Theodore Cockerell and the Cowboy Mythos

After reading the letters of English naturalist Theodore D.A. Cockerell, written from the Wet Mountain Valley in 1887-1889 to his girlfriend and her brother back home, I have come to a conclusion. This hard-working natural scientist perhaps shaped the way that Custer County thinks about itself.

When Cockerell arrived, Westcliffe and Silver Cliff were full of miners. On his arrival, he mentions going to Silver Cliff to see the mines.

I was much interested. They find silver here usually in the form of chloride, which is a sort of olive-green, but also, more rarely, they get it native.

And so on for a long paragraph. True, the silver-mining boom had crested when he arrived:

Silver Cliff is the principal place in the district for silver mining, and some years ago when the silver was first discovered there as a great rush for the mines and about 15,000 people were in the place at one time, but mining was not the success they expected, and very soon what promised to become a big town dwindled down to its present proportions--a small and insignificant village.
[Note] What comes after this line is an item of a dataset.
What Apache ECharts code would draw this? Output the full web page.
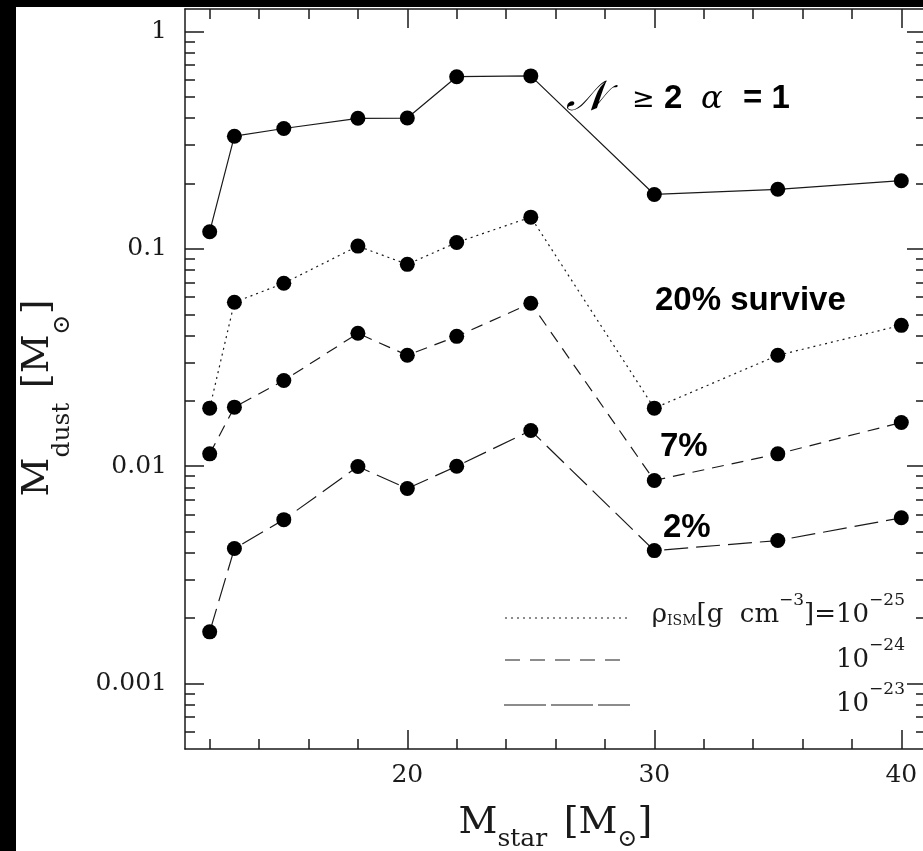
<!DOCTYPE html>
<html>
<head>
<meta charset="utf-8">
<script src="https://cdn.jsdelivr.net/npm/echarts@6/dist/echarts.min.js"></script>
<style>
html,body{margin:0;padding:0;background:#000;}
#chart{width:923px;height:851px;}
</style>
</head>
<body>
<div id="chart"></div>
<script>
// ---- data ----
const starMass = [12, 13, 15, 18, 20, 22, 25, 30, 35, 40];
const dustAll = [0.12, 0.33, 0.358, 0.399, 0.40, 0.62, 0.625, 0.178, 0.188, 0.206];
const dust1e25 = [0.0185, 0.0568, 0.0695, 0.103, 0.0849, 0.107, 0.140, 0.0185, 0.0324, 0.0445];
const dust1e24 = [0.0114, 0.0187, 0.0248, 0.0409, 0.0324, 0.0396, 0.0562, 0.0086, 0.0114, 0.0159];
const dust1e23 = [0.00173, 0.00418, 0.00568, 0.00997, 0.0079, 0.0100, 0.0146, 0.00409, 0.00455, 0.00579];

const xMajorTicks = [20, 30, 40];
const xMinorTicks = [12, 14, 16, 18, 22, 24, 26, 28, 32, 34, 36, 38];
const yMajorTicks = [0.001, 0.01, 0.1, 1];
const yTickLabels = ['0.001', '0.01', '0.1', '1'];
const yMinorTicks = [0.0006, 0.0007, 0.0008, 0.0009,
  0.002, 0.003, 0.004, 0.005, 0.006, 0.007, 0.008, 0.009,
  0.02, 0.03, 0.04, 0.05, 0.06, 0.07, 0.08, 0.09,
  0.2, 0.3, 0.4, 0.5, 0.6, 0.7, 0.8, 0.9];

const X_MIN = 11, X_MAX = 41;
const Y_MIN = 0.0005, Y_MAX = 1.27;

// ---- chart ----
const chart = echarts.init(document.getElementById('chart'), null, {renderer: 'canvas'});
const INK = '#1a1a1a';
const serif = 'DejaVu Serif';
const lg = v => Math.log10(v);

function pairs(ys) { return starMass.map((x, i) => [x, ys[i]]); }

function xAux(position, ticks, len, showLine, showLabel) {
  return {
    type: 'value', min: X_MIN, max: X_MAX, position: position,
    axisLine: {show: showLine, onZero: false, lineStyle: {color: INK, width: 1.5}},
    splitLine: {show: false},
    axisTick: {show: true, inside: true, length: len, customValues: ticks, lineStyle: {color: INK, width: 1.5}},
    axisLabel: showLabel ? {show: true, customValues: ticks, margin: 14, color: INK,
      fontFamily: serif, fontSize: 25} : {show: false}
  };
}
function yAux(position, ticks, len, showLine, showLabel) {
  return {
    type: 'value', min: lg(Y_MIN), max: lg(Y_MAX), position: position,
    axisLine: {show: showLine, onZero: false, lineStyle: {color: INK, width: 1.5}},
    splitLine: {show: false},
    axisTick: {show: true, inside: true, length: len, customValues: ticks.map(lg), lineStyle: {color: INK, width: 1.5}},
    axisLabel: showLabel ? {show: true, customValues: ticks.map(lg), margin: 18, color: INK,
      fontFamily: serif, fontSize: 25,
      formatter: v => { const k = yMajorTicks.findIndex(t => Math.abs(lg(t) - v) < 1e-6); return k >= 0 ? yTickLabels[k] : ''; }
    } : {show: false}
  };
}

const titleRich = {
  m: {fontFamily: serif, fontSize: 38, color: INK, fill: INK, lineHeight: 56, verticalAlign: 'top'},
  s: {fontFamily: serif, fontSize: 25, color: INK, fill: INK, lineHeight: 50, verticalAlign: 'bottom'},
  sp: {fontSize: 26},
  b: {fontFamily: serif, fontSize: 38, color: INK, fill: INK, lineHeight: 56, verticalAlign: 'top'},
  o: {fontFamily: serif, fontSize: 24, color: INK, fill: INK, lineHeight: 50, verticalAlign: 'bottom'}
};
const xTitleRich = {
  m: titleRich.m,
  s: Object.assign({}, titleRich.s, {padding: [0, 0, 8, 0]}),
  sp: titleRich.sp,
  b: titleRich.b,
  o: Object.assign({}, titleRich.o, {padding: [0, 0, 8, 0]})
};

const xMain = xAux('bottom', xMajorTicks, 19, true, true);
xMain.name = '{m|M}{s|star}{sp|  }{b|[M}{o|⊙}{b|]}';
xMain.nameLocation = 'middle';
xMain.nameGap = 55;
xMain.nameTextStyle = {color: INK, fontFamily: serif, rich: xTitleRich};

const yLog = {
  type: 'log', logBase: 10, min: Y_MIN, max: Y_MAX, position: 'left', show: true,
  axisLine: {show: false}, axisTick: {show: false}, axisLabel: {show: false}, splitLine: {show: false}
};

function lineSeries(name, ys, type) {
  return {
    name: name, type: 'line', xAxisIndex: 0, yAxisIndex: 0, data: pairs(ys),
    symbol: 'circle', symbolSize: 15, showSymbol: true,
    itemStyle: {color: '#000'},
    lineStyle: {color: INK, width: 1.2, type: type},
    emphasis: {disabled: true}, animation: false, z: 5
  };
}

const bold33 = 'bold 33px "Liberation Sans"';
const supRich = {
  r: {fontFamily: serif, fontSize: 26, fill: INK, lineHeight: 36, verticalAlign: 'bottom'},
  i: {fontFamily: serif, fontSize: 14, fill: INK, lineHeight: 36, verticalAlign: 'bottom'},
  u: {fontFamily: serif, fontSize: 17, fill: INK, lineHeight: 36, verticalAlign: 'top'}
};

const option = {
  backgroundColor: '#000',
  animation: false,
  grid: {left: 185, right: -3, top: 9, bottom: 102, containLabel: false, outerBoundsMode: 'none'},
  xAxis: [
    xMain,
    xAux('bottom', xMinorTicks, 10, false, false),
    xAux('top', xMajorTicks, 19, true, false),
    xAux('top', xMinorTicks, 10, false, false)
  ],
  yAxis: [
    yLog,
    yAux('left', yMajorTicks, 19, true, true),
    yAux('left', yMinorTicks, 10, false, false),
    yAux('right', yMajorTicks, 19, true, false),
    yAux('right', yMinorTicks, 10, false, false)
  ],
  series: [
    lineSeries('all', dustAll, 'solid'),
    lineSeries('1e-25', dust1e25, [2, 4]),
    lineSeries('1e-24', dust1e24, [12, 8]),
    lineSeries('1e-23', dust1e23, [24, 8])
  ],
  graphic: [
    {type: 'rect', left: 16, top: 7, shape: {width: 923, height: 851}, style: {fill: '#fff'}, z: -10, silent: true},
    // y axis title (rotated)
    {type: 'text', x: 47, y: 398, rotation: Math.PI / 2, z: 10, style: {
      text: '{m|M}{s|dust}{sp|  }{b|[M}{o|⊙}{b|]}', rich: titleRich,
      align: 'center', verticalAlign: 'middle'}},
    // top annotation
    {type: 'text', x: 566, y: 99, z: 10, style: {text: '𝒩', font: 'italic 42px "DejaVu Serif"', fill: '#000', verticalAlign: 'middle'}},
    {type: 'text', x: 632, y: 100, z: 10, style: {text: '≥', font: '27px "DejaVu Sans"', fill: '#000', verticalAlign: 'middle'}},
    {type: 'text', x: 664, y: 99, z: 10, style: {text: '2', font: bold33, fill: '#000', verticalAlign: 'middle'}},
    {type: 'text', x: 701, y: 100, z: 10, style: {text: 'α', font: 'italic 32px "DejaVu Serif"', fill: '#000', verticalAlign: 'middle'}},
    {type: 'text', x: 743, y: 99, z: 10, style: {text: '= 1', font: bold33, fill: '#000', verticalAlign: 'middle'}},
    {type: 'text', x: 655, y: 301, z: 10, style: {text: '20% survive', font: bold33, fill: '#000', verticalAlign: 'middle'}},
    {type: 'text', x: 660, y: 447, z: 10, style: {text: '7%', font: bold33, fill: '#000', verticalAlign: 'middle'}},
    {type: 'text', x: 663, y: 528, z: 10, style: {text: '2%', font: bold33, fill: '#000', verticalAlign: 'middle'}},
    // legend lines
    {type: 'line', z: 10, shape: {x1: 505, y1: 618, x2: 627, y2: 618}, style: {stroke: INK, lineWidth: 1.2, lineDash: [2, 4]}},
    {type: 'line', z: 10, shape: {x1: 505, y1: 660, x2: 620, y2: 660}, style: {stroke: INK, lineWidth: 1.2, lineDash: [15, 10]}},
    {type: 'line', z: 10, shape: {x1: 504, y1: 705, x2: 630, y2: 705}, style: {stroke: INK, lineWidth: 1.2, lineDash: [42, 5]}},
    {type: 'text', x: 905, y: 610, z: 10, style: {
      text: '{r|ρ}{i|ISM}{r|[g  cm}{u|−3}{r|]=10}{u|−25}', rich: supRich,
      align: 'right', verticalAlign: 'middle'}},
    {type: 'text', x: 905, y: 655, z: 10, style: {
      text: '{r|10}{u|−24}', rich: supRich, align: 'right', verticalAlign: 'middle'}},
    {type: 'text', x: 905, y: 699, z: 10, style: {
      text: '{r|10}{u|−23}', rich: supRich, align: 'right', verticalAlign: 'middle'}}
  ]
};
chart.setOption(option);
</script>
</body>
</html>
(Cockerell put Silver Cliff's population at 1,000 and Westcliffe's at 500.)

He lived part of the time at the home of an Anglo-Irish ranching family, the Cusacks, whose property is now a guest ranch, The Pines.

But mining still was going on. At one point, Cockerell thinks he has landed a clerk's job at a mine in Rosita, but due to cash-flow problems, the offer is withdrawn, and he stays with the ranchers.

There he writes quite a few observations about stockmen and cowboys--observations still quoted today--and ignores the mining industry, being more interested in entomology than geology.

Every year in September the Wet Mountain Western Days celebrates the cowboy mythos in all the usual ways. You won't find any single-jack drilling contests or prospector's burro race here. Yet which industry really built the county more?